After one of her education professors at Jacksonville State urged her to apply for a scholarship to the University of Alabama master’s program in special education, Parks found her calling. She was teaching in the learning disabilities program at Athens State College when the opportunity to attend Peabody College for her doctorate became a reality, with the encouragement of her husband, Harold—also a Peabody alumnus.

“Other schools had early childhood education, but I wanted to combine early childhood and special education. That’s what sent me to Peabody. And, of course, it had such a good reputation,” she adds.

Now retired, Parks is a master gardener with more than 7,000 hours of volunteering. To continue the legacy in education to which she owes her own career, she wants to give back to those who need help paying for higher education. Through the establishment of two charitable remainder unitrusts and a retirement plan beneficiary designation, she’s found a way to do that. All three gifts will be used to endow a scholarship in elementary education—the Allie Hayden Scholarship—in memory of her mother.

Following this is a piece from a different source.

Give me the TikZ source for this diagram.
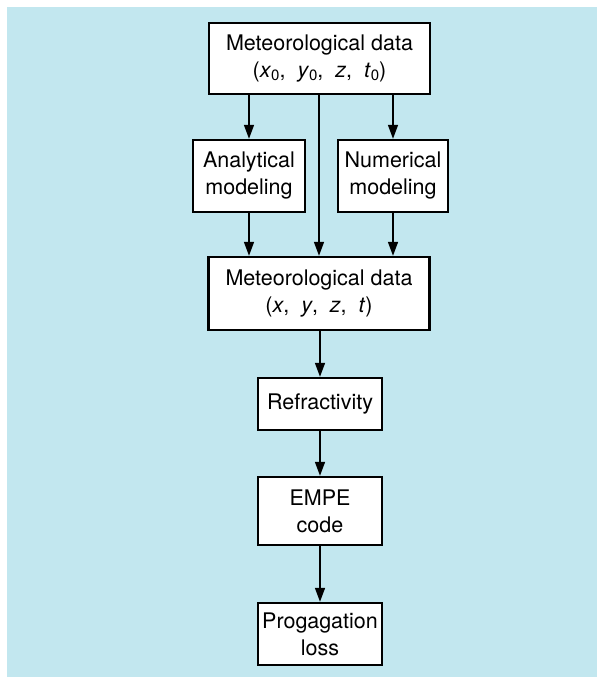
\documentclass[tikz,border=0pt]{standalone}
\usepackage{fontspec}
\setmainfont{TeX Gyre Heros}
\usetikzlibrary{arrows.meta}
\definecolor{bgblue}{RGB}{194,231,239}
\newcommand{\lowsub}[1]{\raisebox{-0.3ex}{\fontsize{15}{15}\selectfont #1}}
\begin{document}
\begin{tikzpicture}[x=1pt,y=-1pt,
  box/.style={draw=black, fill=white, line width=2.4pt, align=center, inner sep=0pt,
    font=\fontsize{21.5}{27}\selectfont},
  conn/.style={line width=1.6pt, -{Triangle[length=14pt,width=10pt]}}]
\useasboundingbox (0,0) rectangle (597,677);
\fill[white] (0,0) rectangle (597,677);
\fill[bgblue] (7,7) rectangle (597,677);
\node[box, minimum width=221pt, minimum height=71pt] (top) at (319.5,58.5)
  {Meteorological data\\(\textit{x}\lowsub{0}, \ \textit{y}\lowsub{0}, \ \textit{z}, \ \textit{t}\lowsub{0})};
\node[box, minimum width=112pt, minimum height=72pt] (anal) at (249,176) {Analytical\\modeling};
\node[box, minimum width=110pt, minimum height=72pt] (num) at (393,176) {Numerical\\modeling};
\node[box, minimum width=221pt, minimum height=73pt] (mid) at (319,293.5)
  {Meteorological data\\(\textit{x}, \ \textit{y}, \ \textit{z}, \ \textit{t})};
\node[box, minimum width=124pt, minimum height=52pt] (refr) at (320,404) {Refractivity};
\node[box, minimum width=124pt, minimum height=68pt] (empe) at (320,511) {EMPE\\code};
\node[box, minimum width=124pt, minimum height=62pt] (prog) at (320,634) {Progagation\\loss};
\draw[conn] (anal.north |- top.south) -- (anal.north);
\draw[conn] (num.north |- top.south) -- (num.north);
\draw[conn] (top.south -| mid.north) -- (mid.north);
\draw[conn] (anal.south) -- (anal.south |- mid.north);
\draw[conn] (num.south) -- (num.south |- mid.north);
\draw[conn] (mid.south -| refr.north) -- (refr.north);
\draw[conn] (refr.south) -- (empe.north);
\draw[conn] (empe.south) -- (prog.north);
\end{tikzpicture}
\end{document}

“Education was very important to her,” Parks says, “and I want her remembered for going back to school at the age of 54 to get her bachelor’s. She used to stress that everyone should be able to make a living, and she believed that higher education was the key.

“I feel as strongly about education as she did,” Parks continues, “and I’m so impressed that [through Opportunity Vanderbilt] you can graduate from Vanderbilt without debt.”